** Start **

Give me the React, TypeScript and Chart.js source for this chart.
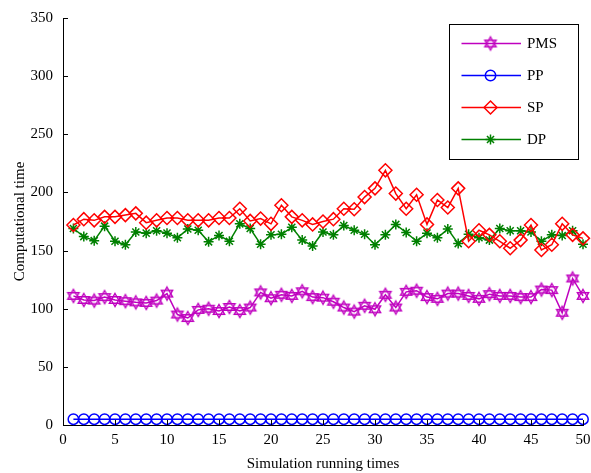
import { useEffect, useRef } from 'react';
import { Chart, registerables } from 'chart.js';
import { drawPoint } from 'chart.js/helpers';

Chart.register(...registerables);

const runs = [1, 2, 3, 4, 5, 6, 7, 8, 9, 10, 11, 12, 13, 14, 15, 16, 17, 18, 19, 20, 21, 22, 23, 24, 25, 26, 27, 28, 29, 30, 31, 32, 33, 34, 35, 36, 37, 38, 39, 40, 41, 42, 43, 44, 45, 46, 47, 48, 49, 50];

const pmsTimes = [111, 107.5, 107, 110, 107.5, 106.5, 105.5, 105, 107, 113, 95, 92, 99, 100, 98, 101.5, 98, 101, 114, 109, 112, 111, 115, 110, 109.5, 106, 101, 97.5, 102.5, 99.5, 112, 101, 114.5, 115.5, 110, 108.5, 113, 113, 111, 108.5, 112.5, 111, 111, 110, 110, 116.5, 116, 96.5, 126, 111];

const ppTimes = [5, 5, 5, 5, 5, 5, 5, 5, 5, 5, 5, 5, 5, 5, 5, 5, 5, 5, 5, 5, 5, 5, 5, 5, 5, 5, 5, 5, 5, 5, 5, 5, 5, 5, 5, 5, 5, 5, 5, 5, 5, 5, 5, 5, 5, 5, 5, 5, 5, 5];

const spTimes = [172, 177, 176, 179, 179, 180.5, 182, 174, 176, 178, 178, 176, 176, 176, 178, 178, 186, 175.5, 177.5, 173, 189, 179, 176, 172.5, 175, 177, 186, 185.5, 196, 203.5, 219, 199, 186, 198, 172.5, 193.5, 187, 203.5, 158, 167.5, 163.5, 158, 152, 159, 172, 150.5, 155, 173, 163.5, 160.5];

const dpTimes = [169, 162, 158.5, 171, 158, 155, 166, 165, 167, 165, 161, 168.5, 167.5, 157.5, 163, 158, 173, 169, 155.5, 163.5, 164, 170, 159, 154, 166, 163.5, 171.5, 167.5, 164, 155, 163.5, 172.5, 165.5, 158, 165, 161, 168.5, 156, 164, 161, 159, 169, 167, 167, 166, 158, 163.5, 163, 167, 155.5];

const seriesNames = ['PMS', 'PP', 'SP', 'DP'];
const xTicks = [0, 5, 10, 15, 20, 25, 30, 35, 40, 45, 50];
const yTicks = [0, 50, 100, 150, 200, 250, 300, 350];

const FONT = "'Liberation Serif', 'Times New Roman', serif";
const MAGENTA = '#bf00bf';
const BLUE = '#0000ff';
const RED = '#ff0000';
const GREEN = '#008000';

function makeHexagram(color: string, r: number, lw: number) {
  const size = 18;
  const c = document.createElement('canvas');
  c.width = size;
  c.height = size;
  const ctx = c.getContext('2d')!;
  ctx.strokeStyle = color;
  ctx.lineWidth = lw;
  ctx.lineJoin = 'miter';
  const cx = size / 2;
  const cy = size / 2;
  for (const off of [-Math.PI / 2, Math.PI / 2]) {
    ctx.beginPath();
    for (let k = 0; k < 3; k++) {
      const a = off + (k * 2 * Math.PI) / 3;
      const px = cx + r * Math.cos(a);
      const py = cy + r * Math.sin(a);
      if (k === 0) ctx.moveTo(px, py);
      else ctx.lineTo(px, py);
    }
    ctx.closePath();
    ctx.stroke();
  }
  return c;
}

function toXY(values: number[]) {
  return runs.map((r, i) => ({ x: r, y: values[i] }));
}

export default function App() {
  const ref = useRef<HTMLCanvasElement>(null);

  useEffect(() => {
    const canvas = ref.current!;
    const hexagram = makeHexagram(MAGENTA, 6.5, 1.4);

    const datasets: any[] = [
      { label: seriesNames[0], data: toXY(pmsTimes), borderColor: MAGENTA, pointStyle: hexagram, pointRadius: 6 },
      { label: seriesNames[1], data: toXY(ppTimes), borderColor: BLUE, pointStyle: 'circle', pointRadius: 5.2 },
      { label: seriesNames[2], data: toXY(spTimes), borderColor: RED, pointStyle: 'rectRot', pointRadius: 6.5 },
      { label: seriesNames[3], data: toXY(dpTimes), borderColor: GREEN, pointStyle: 'star', pointRadius: 5 },
    ].map((d) => ({
      ...d,
      backgroundColor: 'rgba(0,0,0,0)',
      pointBackgroundColor: 'rgba(0,0,0,0)',
      pointBorderColor: d.borderColor,
      borderWidth: 1.5,
      pointBorderWidth: 1.5,
      pointHoverRadius: d.pointRadius,
      tension: 0,
      clip: false,
    }));

    const matlabPlugin = {
      id: 'matlabDecor',
      afterDraw(chart: any) {
        const ctx = chart.ctx as CanvasRenderingContext2D;
        const xs = chart.scales.x;
        const ys = chart.scales.y;
        const area = chart.chartArea;
        ctx.save();
        // inward ticks
        ctx.strokeStyle = '#000';
        ctx.lineWidth = 1;
        ctx.beginPath();
        yTicks.forEach((v) => {
          const py = Math.round(ys.getPixelForValue(v)) + 0.5;
          ctx.moveTo(area.left, py);
          ctx.lineTo(area.left + 5, py);
        });
        xTicks.forEach((v) => {
          const px = Math.round(xs.getPixelForValue(v)) + 0.5;
          ctx.moveTo(px, area.bottom);
          ctx.lineTo(px, area.bottom - 5);
        });
        ctx.stroke();

        // legend
        const boxRight = area.right - 5;
        const boxLeft = boxRight - 129;
        const boxTop = area.top + 6;
        const boxH = 135;
        ctx.fillStyle = '#fff';
        ctx.fillRect(boxLeft, boxTop, boxRight - boxLeft, boxH);
        ctx.strokeStyle = '#000';
        ctx.lineWidth = 1;
        ctx.strokeRect(boxLeft + 0.5, boxTop + 0.5, boxRight - boxLeft, boxH);
        chart.data.datasets.forEach((ds: any, i: number) => {
          const ly = boxTop + 19.5 + i * 32;
          ctx.strokeStyle = ds.borderColor;
          ctx.lineWidth = 1.5;
          ctx.beginPath();
          ctx.moveTo(boxLeft + 12.5, ly);
          ctx.lineTo(boxLeft + 72, ly);
          ctx.stroke();
          ctx.fillStyle = 'rgba(0,0,0,0)';
          drawPoint(ctx, { pointStyle: ds.pointStyle, radius: ds.pointRadius, rotation: 0, borderWidth: 1.5 } as any, boxLeft + 41.5, ly);
          ctx.fillStyle = '#000';
          ctx.font = `15px ${FONT}`;
          ctx.textBaseline = 'middle';
          ctx.textAlign = 'left';
          ctx.fillText(ds.label, boxLeft + 78, ly + 1);
        });
        ctx.restore();
      },
    };

    Chart.defaults.color = '#000';
    Chart.defaults.font.family = FONT;
    Chart.defaults.font.size = 15;

    const chart = new Chart(canvas, {
      type: 'line',
      data: { datasets },
      options: {
        animation: false,
        responsive: false,
        maintainAspectRatio: false,
        layout: { padding: { left: 0, right: 4, top: 18, bottom: 0 } },
        plugins: {
          legend: { display: false },
          tooltip: { enabled: false },
        },
        scales: {
          x: {
            type: 'linear',
            min: 0,
            max: 50,
            grid: { display: false, drawTicks: false },
            border: { display: true, color: '#000', width: 1 },
            afterBuildTicks: (scale: any) => {
              scale.ticks = xTicks.map((v) => ({ value: v }));
            },
            ticks: { padding: 6, maxRotation: 0, autoSkip: false, color: '#000', font: { size: 15, family: FONT } },
            title: {
              display: true,
              text: 'Simulation running times',
              color: '#000',
              font: { size: 15, family: FONT },
              padding: { top: 2, bottom: 0 },
            },
            afterFit: (scale: any) => {
              scale.height = 48;
              scale.paddingLeft = 0;
              scale.paddingRight = 0;
            },
          },
          y: {
            type: 'linear',
            min: 0,
            max: 350,
            grid: { display: false, drawTicks: false },
            border: { display: true, color: '#000', width: 1 },
            afterBuildTicks: (scale: any) => {
              scale.ticks = yTicks.map((v) => ({ value: v }));
            },
            ticks: { padding: 10, autoSkip: false, color: '#000', font: { size: 15, family: FONT } },
            title: {
              display: true,
              text: 'Computational time',
              color: '#000',
              font: { size: 15, family: FONT },
              padding: { top: 11, bottom: 0 },
            },
            afterFit: (scale: any) => {
              scale.width = 63;
              scale.paddingTop = 0;
              scale.paddingBottom = 0;
            },
          },
        },
      },
      plugins: [matlabPlugin],
    });

    return () => chart.destroy();
  }, []);

  return (
    <div style={{ position: 'fixed', left: 0, top: 0, width: 591, height: 473, background: '#fff' }}>
      <canvas ref={ref} width={591} height={473} style={{ display: 'block', width: 591, height: 473 }} />
    </div>
  );
}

** End **

§ **Exercise**
Leave out the pictures and restate, word for word, the lines from the top of the data through the line containing "const GREEN = '#008000';", both included.

§ **Task response**
Give me the React, TypeScript and Chart.js source for this chart.
import { useEffect, useRef } from 'react';
import { Chart, registerables } from 'chart.js';
import { drawPoint } from 'chart.js/helpers';

Chart.register(...registerables);

const runs = [1, 2, 3, 4, 5, 6, 7, 8, 9, 10, 11, 12, 13, 14, 15, 16, 17, 18, 19, 20, 21, 22, 23, 24, 25, 26, 27, 28, 29, 30, 31, 32, 33, 34, 35, 36, 37, 38, 39, 40, 41, 42, 43, 44, 45, 46, 47, 48, 49, 50];

const pmsTimes = [111, 107.5, 107, 110, 107.5, 106.5, 105.5, 105, 107, 113, 95, 92, 99, 100, 98, 101.5, 98, 101, 114, 109, 112, 111, 115, 110, 109.5, 106, 101, 97.5, 102.5, 99.5, 112, 101, 114.5, 115.5, 110, 108.5, 113, 113, 111, 108.5, 112.5, 111, 111, 110, 110, 116.5, 116, 96.5, 126, 111];

const ppTimes = [5, 5, 5, 5, 5, 5, 5, 5, 5, 5, 5, 5, 5, 5, 5, 5, 5, 5, 5, 5, 5, 5, 5, 5, 5, 5, 5, 5, 5, 5, 5, 5, 5, 5, 5, 5, 5, 5, 5, 5, 5, 5, 5, 5, 5, 5, 5, 5, 5, 5];

const spTimes = [172, 177, 176, 179, 179, 180.5, 182, 174, 176, 178, 178, 176, 176, 176, 178, 178, 186, 175.5, 177.5, 173, 189, 179, 176, 172.5, 175, 177, 186, 185.5, 196, 203.5, 219, 199, 186, 198, 172.5, 193.5, 187, 203.5, 158, 167.5, 163.5, 158, 152, 159, 172, 150.5, 155, 173, 163.5, 160.5];

const dpTimes = [169, 162, 158.5, 171, 158, 155, 166, 165, 167, 165, 161, 168.5, 167.5, 157.5, 163, 158, 173, 169, 155.5, 163.5, 164, 170, 159, 154, 166, 163.5, 171.5, 167.5, 164, 155, 163.5, 172.5, 165.5, 158, 165, 161, 168.5, 156, 164, 161, 159, 169, 167, 167, 166, 158, 163.5, 163, 167, 155.5];

const seriesNames = ['PMS', 'PP', 'SP', 'DP'];
const xTicks = [0, 5, 10, 15, 20, 25, 30, 35, 40, 45, 50];
const yTicks = [0, 50, 100, 150, 200, 250, 300, 350];

const FONT = "'Liberation Serif', 'Times New Roman', serif";
const MAGENTA = '#bf00bf';
const BLUE = '#0000ff';
const RED = '#ff0000';
const GREEN = '#008000';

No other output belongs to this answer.